When written to JSON, this will look like this:

{
   "doc": {
      "title": {
        "$": ["This is a ", {"b:"really big"}, " statement of truth!"]
      }
   }
}

Note that when the content is a list, it must be put under the "$" tag, to distinguish it from situations where there are multiple XML tags with the same name.

In XML it looks like this:

 <doc>
   <title>This is a <b>really big</b> statement of truth!</title>
 </doc>

Now suppose the document has attributes:

 title.setAttribute("type", "lovely");

The JSON will now look like this:

{
  "doc": {
      "title": {
        "$": ["This is a ", {"b:"really big"}, " statement of truth!"]
        "@type": "lovely"
      }
   }
}

In XML:

 <doc>
   <title type="lovely">This is a really big statement of truth!</title>
 </doc>

Attribute Support

AspireObjects have special built-in support for attributes to make them more compatible with XML.

Special methods are available for setting and getting attributes

 aspireObj.setAttribute("type", "human");       // Set the type attribute on the object
 
 String type = aspireObj.getAttribute("type");  // Fetches the type attribute from the AspireObject

Attribute values can only be string

 aspireObj.setAttribute("type", 32)                        // Throws an exception
 
 aspireObj.setAttribute("type", new AspireObject("data"))  // Throws an exception

Attributes are represented in JSON as names preceded by "@"

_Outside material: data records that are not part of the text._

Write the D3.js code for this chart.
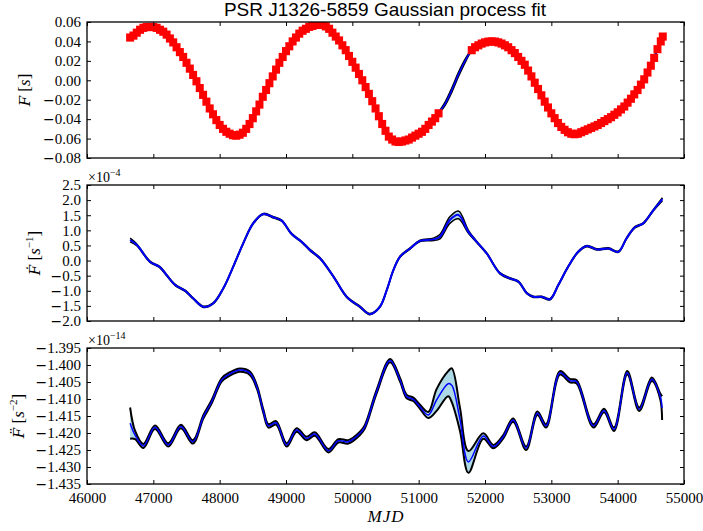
<!DOCTYPE html>
<html><head><meta charset="utf-8">
<script src="https://cdn.jsdelivr.net/npm/d3@7"></script>
<style>body{margin:0;background:#fff}svg{display:block}</style>
</head><body>
<svg id="c" width="703" height="531"></svg>
<script>
// ---------------- DATA ----------------
const xTicks = [46000,47000,48000,49000,50000,51000,52000,53000,54000,55000];
const fTicks = [-0.08,-0.06,-0.04,-0.02,0.00,0.02,0.04,0.06];
const fdTicks = [-2.0,-1.5,-1.0,-0.5,0.0,0.5,1.0,1.5,2.0,2.5];
const fddTicks = [-1.435,-1.430,-1.425,-1.420,-1.415,-1.410,-1.405,-1.400,-1.395];

// timing residuals (MJD, seconds)
const toa = [
[46650,0.044],[46700,0.046],[46750,0.049],[46800,0.052],[46850,0.054],[46900,0.0548],[46950,0.055],[47000,0.0548],
[47050,0.054],[47100,0.052],[47150,0.050],[47200,0.047],[47250,0.043],[47300,0.039],[47350,0.034],[47400,0.029],
[47450,0.024],[47500,0.018],[47550,0.012],[47600,0.0055],[47650,-0.001],[47700,-0.008],[47750,-0.015],[47800,-0.022],
[47850,-0.029],[47900,-0.035],[47950,-0.041],[48000,-0.046],[48050,-0.050],[48100,-0.053],[48150,-0.055],[48200,-0.0565],
[48250,-0.057],[48300,-0.056],[48350,-0.054],[48400,-0.050],[48450,-0.045],[48500,-0.039],[48550,-0.032],[48600,-0.025],
[48650,-0.017],[48700,-0.010],[48750,-0.003],[48800,0.004],[48850,0.011],[48900,0.018],[48950,0.024],[49000,0.030],
[49050,0.035],[49100,0.040],[49150,0.044],[49200,0.048],[49250,0.051],[49300,0.053],[49350,0.055],[49400,0.056],
[49450,0.057],[49500,0.0575],[49550,0.057],[49600,0.0555],[49650,0.053],[49700,0.049],[49750,0.045],[49800,0.041],
[49850,0.036],[49900,0.031],[49950,0.025],[50000,0.019],[50050,0.013],[50100,0.0065],[50150,0.000],[50200,-0.007],
[50250,-0.014],[50300,-0.0215],[50350,-0.029],[50400,-0.037],[50450,-0.045],[50500,-0.052],[50550,-0.058],[50600,-0.061],
[50650,-0.063],[50700,-0.0635],[50750,-0.063],[50800,-0.062],[50850,-0.061],[50900,-0.059],[50950,-0.057],[51000,-0.055],
[51050,-0.053],[51100,-0.050],[51150,-0.046],[51200,-0.0425],[51250,-0.039],[51300,-0.034],
[51800,0.031],[51850,0.034],[51900,0.036],[51950,0.0378],[52000,0.039],[52050,0.0398],[52100,0.040],[52150,0.0398],
[52200,0.039],[52250,0.0378],[52300,0.036],[52350,0.034],[52400,0.031],[52450,0.028],[52500,0.024],[52550,0.020],
[52600,0.016],[52650,0.010],[52700,0.004],[52750,-0.0025],[52800,-0.009],[52850,-0.0155],[52900,-0.022],[52950,-0.028],
[53000,-0.034],[53050,-0.039],[53100,-0.044],[53150,-0.048],[53200,-0.051],[53250,-0.0535],[53300,-0.055],[53350,-0.0555],
[53400,-0.055],[53450,-0.0535],[53500,-0.052],[53550,-0.0505],[53600,-0.049],[53650,-0.0475],[53700,-0.046],[53750,-0.044],
[53800,-0.042],[53850,-0.040],[53900,-0.038],[53950,-0.0355],[54000,-0.033],[54050,-0.030],[54100,-0.027],[54150,-0.023],
[54200,-0.019],[54250,-0.0145],[54300,-0.010],[54350,-0.0045],[54400,0.001],[54450,0.008],[54500,0.015],[54550,0.023],
[54600,0.032],[54650,0.040],[54680,0.045]
];
const toaErr = 0.0042;

// GP fit of F (s)
const fMJD  = [46650,46750,46850,46950,47050,47150,47250,47350,47450,47550,47650,47750,47850,47950,48050,48150,48250,48350,48450,48550,48650,48750,48850,48950,49050,49150,49250,49350,49450,49550,49650,49750,49850,49950,50050,50150,50250,50350,50450,50550,50650,50750,50850,50950,51050,51150,51250,51300,51400,51500,51600,51700,51800,51900,52000,52100,52200,52300,52400,52500,52600,52700,52800,52900,53000,53100,53200,53300,53400,53500,53600,53700,53800,53900,54000,54100,54200,54300,54400,54500,54600,54680];
const fMean = [0.044,0.049,0.054,0.055,0.054,0.050,0.043,0.034,0.024,0.012,-0.001,-0.015,-0.029,-0.041,-0.050,-0.055,-0.057,-0.054,-0.045,-0.032,-0.017,-0.003,0.011,0.024,0.035,0.044,0.051,0.055,0.057,0.057,0.053,0.045,0.036,0.025,0.013,0.000,-0.014,-0.029,-0.045,-0.058,-0.063,-0.063,-0.061,-0.057,-0.053,-0.046,-0.039,-0.034,-0.024,-0.010,0.006,0.020,0.031,0.036,0.039,0.040,0.039,0.036,0.031,0.024,0.016,0.004,-0.009,-0.022,-0.034,-0.044,-0.051,-0.055,-0.055,-0.052,-0.049,-0.046,-0.042,-0.038,-0.033,-0.027,-0.019,-0.010,0.001,0.015,0.032,0.045];
const fSig  = [0.0005,0.0005,0.0005,0.0005,0.0005,0.0005,0.0005,0.0005,0.0005,0.0005,0.0005,0.0005,0.0005,0.0005,0.0005,0.0005,0.0005,0.0005,0.0005,0.0005,0.0005,0.0005,0.0005,0.0005,0.0005,0.0005,0.0005,0.0005,0.0005,0.0005,0.0005,0.0005,0.0005,0.0005,0.0005,0.0005,0.0005,0.0005,0.0005,0.0005,0.0005,0.0005,0.0005,0.0005,0.0005,0.0005,0.0005,0.0006,0.0014,0.0018,0.0018,0.0014,0.0006,0.0005,0.0005,0.0005,0.0005,0.0005,0.0005,0.0005,0.0005,0.0005,0.0005,0.0005,0.0005,0.0005,0.0005,0.0005,0.0005,0.0005,0.0005,0.0005,0.0005,0.0005,0.0005,0.0005,0.0005,0.0005,0.0005,0.0005,0.0005,0.0005];

// GP fit of F-dot (units of 1e-4 s^-1)
const fdMJD  = [46650,46750,46950,47100,47200,47330,47480,47600,47755,47905,48055,48205,48355,48505,48660,48810,48935,49085,49235,49360,49515,49715,49915,50115,50265,50415,50520,50620,50720,50870,51020,51220,51320,51470,51600,51750,51875,52025,52225,52375,52505,52630,52730,52855,52980,53105,53255,53405,53535,53685,53860,54010,54135,54260,54385,54540,54675];
const fdMean = [0.68,0.52,-0.04,-0.22,-0.48,-0.81,-1.00,-1.25,-1.53,-1.41,-0.92,-0.20,0.57,1.23,1.54,1.43,1.32,0.88,0.62,0.35,0.07,-0.53,-1.20,-1.53,-1.77,-1.53,-0.97,-0.31,0.13,0.40,0.65,0.70,0.79,1.34,1.51,0.95,0.62,0.24,-0.42,-0.59,-0.70,-1.08,-1.20,-1.20,-1.28,-0.81,-0.20,0.29,0.48,0.37,0.40,0.29,0.74,1.10,1.23,1.67,2.03];
const fdSig  = [0.06,0.03,0.02,0.02,0.02,0.02,0.02,0.02,0.02,0.02,0.02,0.02,0.02,0.02,0.02,0.02,0.02,0.02,0.02,0.02,0.02,0.02,0.02,0.02,0.02,0.02,0.02,0.02,0.02,0.02,0.02,0.04,0.07,0.11,0.13,0.05,0.02,0.02,0.02,0.02,0.02,0.02,0.02,0.02,0.02,0.02,0.02,0.02,0.02,0.02,0.02,0.02,0.02,0.02,0.02,0.02,0.05];

// GP fit of F-double-dot (units of 1e-14 s^-2)
const fddMJD  = [46650,46725,46850,47025,47225,47415,47595,47755,47880,48030,48155,48305,48455,48560,48660,48735,48850,49010,49160,49310,49435,49640,49790,49940,50115,50190,50365,50570,50720,50820,50920,51020,51145,51270,51445,51500,51623,51750,51975,52125,52275,52425,52620,52790,52920,53130,53280,53380,53635,53795,53945,54145,54325,54515,54640,54670];
const fddMean = [-1.4171,-1.4206,-1.4238,-1.4183,-1.4235,-1.4181,-1.4226,-1.4152,-1.4108,-1.4044,-1.4026,-1.4015,-1.4024,-1.4064,-1.4137,-1.4179,-1.4170,-1.4235,-1.4191,-1.4216,-1.4203,-1.4252,-1.4223,-1.4226,-1.4201,-1.4181,-1.4079,-1.3987,-1.4044,-1.4093,-1.4101,-1.4123,-1.4147,-1.4103,-1.4055,-1.4060,-1.4160,-1.4285,-1.4209,-1.4240,-1.4211,-1.4162,-1.4245,-1.4142,-1.4179,-1.4023,-1.4046,-1.4049,-1.4179,-1.4134,-1.4189,-1.4023,-1.4130,-1.4042,-1.4091,-1.4127];
const fddSig  = [0.0046,0.0012,0.0006,0.0005,0.0005,0.0005,0.0005,0.0005,0.0005,0.0005,0.0005,0.0005,0.0005,0.0005,0.0005,0.0005,0.0005,0.0005,0.0005,0.0005,0.0005,0.0005,0.0005,0.0005,0.0005,0.0005,0.0005,0.0005,0.0005,0.0005,0.0005,0.0006,0.0009,0.0032,0.0037,0.0050,0.0034,0.0032,0.0008,0.0005,0.0005,0.0005,0.0005,0.0005,0.0005,0.0005,0.0005,0.0005,0.0005,0.0005,0.0005,0.0005,0.0005,0.0005,0.0008,0.0035];

// ---------------- DRAW ----------------
const svg = d3.select("#c");
const L = 87, R = 684;
const x = d3.scaleLinear().domain([46000,55000]).range([L,R]);
const serif = "'Liberation Serif','Times New Roman',serif";
const zip = (m,v,s) => m.map((d,i)=>({m:d,v:v[i],s:s[i]}));

const panels = [
  {top:22, bot:158, dom:[-0.08,0.06], ticks:fTicks, fmt:d3.format(".2f"), gp:zip(fMJD,fMean,fSig), meanW:1.6, boundW:1.8},
  {top:185, bot:321, dom:[-2.0,2.5], ticks:fdTicks, fmt:d3.format(".1f"), gp:zip(fdMJD,fdMean,fdSig), meanW:2, boundW:1.5},
  {top:348, bot:484, dom:[-1.435,-1.395], ticks:fddTicks, fmt:d3.format(".3f"), gp:zip(fddMJD,fddMean,fddSig), meanW:1.5, boundW:2}
];

panels.forEach((p,i)=>{
  const y = d3.scaleLinear().domain(p.dom).range([p.bot,p.top]);
  const cid = "clip"+i;
  svg.append("clipPath").attr("id",cid).append("rect")
    .attr("x",L).attr("y",p.top).attr("width",R-L).attr("height",p.bot-p.top);
  const g = svg.append("g").attr("clip-path",`url(#${cid})`);
  const curve = d3.curveCatmullRom.alpha(0.5);
  g.append("path").datum(p.gp)
    .attr("d", d3.area().x(d=>x(d.m)).y0(d=>y(d.v-d.s)).y1(d=>y(d.v+d.s)).curve(curve))
    .attr("fill","#add8e6");
  [1,-1].forEach(k=>{
    g.append("path").datum(p.gp)
      .attr("d", d3.line().x(d=>x(d.m)).y(d=>y(d.v+k*d.s)).curve(curve))
      .attr("fill","none").attr("stroke","#000").attr("stroke-width",p.boundW);
  });
  g.append("path").datum(p.gp)
    .attr("d", d3.line().x(d=>x(d.m)).y(d=>y(d.v)).curve(curve))
    .attr("fill","none").attr("stroke","#0000ff").attr("stroke-width",p.meanW);

  if(i===0){
    const eb = g.append("g").attr("stroke","#ff0000");
    toa.forEach(([m,v])=>{
      const cx = x(m);
      eb.append("line").attr("x1",cx).attr("x2",cx)
        .attr("y1",y(v+toaErr)).attr("y2",y(v-toaErr)).attr("stroke-width",8);
    });
  }

  // axes
  const styleAxis = sel => {
    sel.select(".domain").remove();
    sel.selectAll(".tick line").attr("stroke","#000").attr("stroke-width",1);
    sel.selectAll("text").attr("font-family",serif).attr("font-size",15).attr("fill","#000");
    sel.selectAll(".tick text").each(function(){
      const t = d3.select(this), s = t.text();
      if(s.startsWith("−")){
        t.text("");
        t.append("tspan").attr("font-family","'DejaVu Serif',serif").attr("font-size",14).text("−");
        t.append("tspan").text(s.slice(1));
      }
    });
  };
  svg.append("g").attr("transform",`translate(${L},0)`)
    .call(d3.axisLeft(y).tickValues(p.ticks).tickSize(-4).tickPadding(6).tickFormat(p.fmt)).call(styleAxis);
  svg.append("g").attr("transform",`translate(${R},0)`)
    .call(d3.axisRight(y).tickValues(p.ticks).tickSize(-4).tickFormat("")).call(styleAxis);
  svg.append("g").attr("transform",`translate(0,${p.top})`)
    .call(d3.axisTop(x).tickValues(xTicks).tickSize(-4).tickFormat("")).call(styleAxis);
  svg.append("g").attr("transform",`translate(0,${p.bot})`)
    .call(d3.axisBottom(x).tickValues(xTicks).tickSize(-4).tickPadding(8)
      .tickFormat(i===2 ? d3.format("d") : "")).call(styleAxis);
  svg.append("rect").attr("x",L).attr("y",p.top).attr("width",R-L).attr("height",p.bot-p.top)
    .attr("fill","none").attr("stroke","#000").attr("stroke-width",1.3);
});

// title
svg.append("text").attr("x",385).attr("y",16).attr("text-anchor","middle")
  .attr("font-family","'Liberation Sans',Arial,sans-serif").attr("font-size",19)
  .text("PSR J1326-5859 Gaussian process fit");

// offset texts
function offsetText(yb, exp){
  const t = svg.append("text").attr("x",88).attr("y",yb).attr("font-family",serif).attr("font-size",14);
  t.append("tspan").text("×10");
  t.append("tspan").attr("font-size",10).attr("dy",-6).text(exp);
}
offsetText(182,"−4");
offsetText(345,"−14");

// y labels
function ylab(xb, yc, dot, exp){
  const t = svg.append("text").attr("transform",`translate(${xb},${yc}) rotate(-90)`)
    .attr("text-anchor","middle").attr("font-family",serif).attr("font-size",17);
  t.append("tspan").attr("font-style","italic").attr("font-family","'DejaVu Serif',serif").attr("font-size",15)
    .text("F" + dot);
  t.append("tspan").text(" [");
  t.append("tspan").attr("font-style","italic").text("s");
  if(exp){
    t.append("tspan").attr("font-size",11).attr("dy",-7).text(exp);
    t.append("tspan").attr("dy",7).text("]");
  } else t.append("tspan").text("]");
}
ylab(30, 90, "", "");
ylab(40, 253, "\u0307", "−1");
ylab(24, 416, "\u0308", "−2");

// x label
svg.append("text").attr("x",386).attr("y",522).attr("text-anchor","middle")
  .attr("font-family",serif).attr("font-style","italic").attr("font-size",17)
  .attr("letter-spacing",1).text("MJD");
</script>
</body></html>
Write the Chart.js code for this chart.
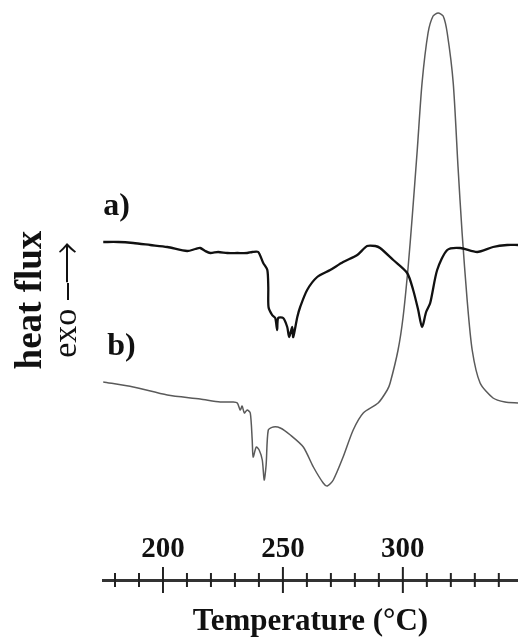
<!DOCTYPE html>
<html>
<head>
<meta charset="utf-8">
<script src="https://cdn.jsdelivr.net/npm/chart.js@4"></script>
<style>
  body { margin: 0; background: #fff; }
</style>
</head>
<body>
<canvas id="chart" width="518" height="644"></canvas>
<script>
const ctx = document.getElementById('chart').getContext('2d');

// temperatures (°C) read off the trace a)
const temp_a = [175.1, 181.4, 187.6, 194.7, 201.8, 210.1, 213.5, 215.5, 217.6, 219.7, 223.0, 226.8,
  231.0, 235.1, 237.2, 239.7, 241.8, 243.5, 243.9, 244.0, 245.5, 246.8, 247.6, 248.0, 250.1, 251.8,
  252.6, 253.9, 254.3, 256.0, 257.2, 260.1, 264.3, 269.7, 275.1, 281.0, 285.1, 288.5, 290.5, 296.0,
  301.8, 304.3, 306.4, 308.0, 309.7, 311.4, 314.3, 318.5, 323.9, 331.0, 337.6, 343.5, 348.0];
// heat flux, arbitrary units
const flux_a = [33.8, 33.8, 33.7, 33.5, 33.3, 32.9, 33.1, 33.2, 32.9, 32.7, 32.8, 32.7,
  32.7, 32.7, 32.8, 32.8, 31.7, 31.0, 29.3, 27.3, 26.5, 26.2, 25.0, 26.2, 26.2, 25.3,
  24.3, 25.3, 24.3, 26.3, 27.3, 29.0, 30.3, 31.0, 31.8, 32.5, 33.4, 33.4, 33.2, 32.0,
  30.7, 29.0, 27.0, 25.3, 26.8, 27.7, 31.0, 33.0, 33.2, 32.8, 33.3, 33.5, 33.5];

// trace b)
const temp_b = [175.1, 187.6, 201.8, 215.5, 223.9, 229.3, 231.0, 232.2, 233.0, 233.9, 235.1, 236.4,
  237.2, 237.6, 238.9, 240.1, 241.4, 242.2, 243.0, 243.9, 246.0, 248.9, 253.1, 258.5, 262.7, 266.8,
  268.5, 271.0, 275.1, 279.3, 283.5, 289.7, 293.5, 294.7, 298.0, 300.1, 302.2, 303.9, 306.0, 308.0,
  310.5, 312.6, 314.7, 316.8, 318.5, 321.0, 323.0, 324.7, 326.8, 328.9, 332.2, 337.6, 342.6, 348.0];
const flux_b = [19.8, 19.3, 18.5, 18.1, 17.8, 17.8, 17.7, 17.0, 17.4, 16.7, 17.0, 16.7,
  14.0, 12.3, 13.3, 13.0, 12.0, 10.0, 11.5, 15.0, 15.3, 15.2, 14.5, 13.3, 11.3, 9.7,
  9.4, 10.0, 12.3, 15.0, 16.7, 17.7, 19.0, 19.7, 23.0, 26.3, 31.3, 36.3, 43.0, 49.7,
  54.7, 56.4, 56.7, 56.4, 54.7, 49.7, 41.3, 34.7, 28.0, 23.0, 19.7, 18.2, 17.8, 17.7];

const curve_labels = ['a)', 'b)'];
const major_ticks = [200, 250, 300];

const serif = '"Liberation Serif", "Times New Roman", serif';

function toPoints(xs, ys) {
  return xs.map((x, i) => ({ x: x, y: ys[i] }));
}

// tick marks crossing the axis line, majors longer
const crossTicks = {
  id: 'crossTicks',
  afterDraw(chart) {
    const sx = chart.scales.x;
    const c = chart.ctx;
    const y0 = sx.top;
    c.save();
    c.strokeStyle = '#222';
    c.lineWidth = 2;
    sx.ticks.forEach(t => {
      const px = sx.getPixelForValue(t.value);
      const h = major_ticks.includes(t.value) ? 13 : 7;
      c.beginPath();
      c.moveTo(px, y0 - h);
      c.lineTo(px, y0 + h);
      c.stroke();
    });
    c.restore();
  }
};

// a) / b) written above the start of each trace
const curveLabels = {
  id: 'curveLabels',
  afterDatasetsDraw(chart) {
    const c = chart.ctx;
    c.save();
    c.font = 'bold 32px ' + serif;
    c.fillStyle = '#111';
    c.textAlign = 'left';
    c.textBaseline = 'alphabetic';
    chart.data.datasets.forEach((ds, i) => {
      const p = chart.getDatasetMeta(i).data[0];
      c.fillText(ds.label, p.x + i * 4, p.y - 27);
    });
    c.restore();
  }
};

new Chart(ctx, {
  type: 'line',
  data: {
    datasets: [
      {
        label: curve_labels[0],
        data: toPoints(temp_a, flux_a),
        borderColor: '#111',
        borderWidth: 2.3,
        pointRadius: 0,
        tension: 0.25,
        clip: false
      },
      {
        label: curve_labels[1],
        data: toPoints(temp_b, flux_b),
        borderColor: '#5a5a5a',
        borderWidth: 1.5,
        pointRadius: 0,
        tension: 0.25,
        clip: false
      }
    ]
  },
  options: {
    responsive: false,
    animation: false,
    devicePixelRatio: 1,
    layout: { padding: { top: 20, right: 0, bottom: 0, left: 0 } },
    plugins: {
      legend: { display: false },
      tooltip: { enabled: false }
    },
    scales: {
      x: {
        type: 'linear',
        min: 175,
        max: 348,
        grid: { display: false, drawTicks: false },
        border: { display: true, color: '#333', width: 3 },
        ticks: {
          stepSize: 10,
          includeBounds: false,
          autoSkip: false,
          maxRotation: 0,
          mirror: true,
          padding: 15.5,
          color: '#111',
          font: { family: serif, size: 29, weight: 'bold', lineHeight: 1 },
          callback: function (value) {
            return major_ticks.includes(value) ? value : '';
          }
        },
        title: {
          display: true,
          text: 'Temperature (°C)',
          color: '#111',
          font: { family: serif, size: 31, weight: 'bold', lineHeight: 1 },
          padding: { top: 0, bottom: 6.5 }
        },
        afterFit: function (scale) { scale.height = 64; }
      },
      y: {
        type: 'linear',
        position: 'left',
        min: 0,
        max: 56,
        grid: { display: false },
        border: { display: false },
        ticks: { display: false },
        title: {
          display: true,
          text: 'exo \u23af\u27f6',
          color: '#111',
          font: { family: serif, size: 34, lineHeight: 1 },
          padding: { top: 4, bottom: 0 }
        },
        afterFit: function (scale) { scale.width = 57; }
      },
      y2: {
        type: 'linear',
        position: 'left',
        weight: 10,
        grid: { display: false },
        border: { display: false },
        ticks: { display: false },
        title: {
          display: true,
          text: 'heat flux',
          color: '#111',
          font: { family: serif, size: 37, weight: 'bold', lineHeight: 1 },
          padding: { top: 12.5, bottom: 0 }
        },
        afterFit: function (scale) { scale.width = 46; }
      }
    }
  },
  plugins: [crossTicks, curveLabels]
});
</script>
</body>
</html>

 AspireObject aspireObj = new AspireObject("doc");
 aspireObj.setAttribute("from", "US-GPO");
 AspireObject nameObj = aspireObj.add("name", "Obama");
 nameObj.setAttribute("type", "president");

JSON:

 {
   "doc": {
     "@from": "US-GPO",
     "name": {
       "$": "Obama",
       "@type": "president"
     }
   }
 }

XML:

 <doc from="US-GPO">
   <name type="president">Obama</name>
 </doc>

Miscellaneous Notes

null Handling

It is possible to create an object with null as its content and with no named elements:

 AspireObject aspireObj = new AspireObject("doc");

In JSON this is represented as:

 {"doc": null}

In XML this is represented as:

 <doc/>

Adding named elements with no content

New named elements added to an AspireObject with no content will be assumed to be null:

 AspireObject aspireObj = new AspireObject("doc");
 aspireObj.add("title");

In JSON this is represented as:

 {
   "doc":
     {
       "title":null
     }
 }

In XML this is represented as:

 <doc>
   <title/>
 </doc>

Adding null content is generally ignored

The following are ignored (do not throw an exception):

 AspireObject aspireObj = new AspireObject("doc");
 
 aspireObj.addContent(null);  // ignored
 aspireObj.add("$");          // ignored, same as addContent(null)

What is not Supported

XML Unsupported

  • Ordered elements of varying names
    • Since elements are stored in HashMaps in AspireObject, the order of these elements is not preserved.
    • However, multiple children of the same name are stored in a list in AspireObject, and so their order IS preserved.
  • XML Namespaces
    • Uncertain what is possible here or will be ultimately supported here
  • XML Processing Directives
    • These can not be represented in AspireObject
  • XML Comments

JSON Unsupported

  • Names must be valid XML names
    • Currently, we expect that all names in JSON name/value pairs will need to be valid XML names. For example, names must start with a letter or underscore, and can contain letter, underscore, dash or period.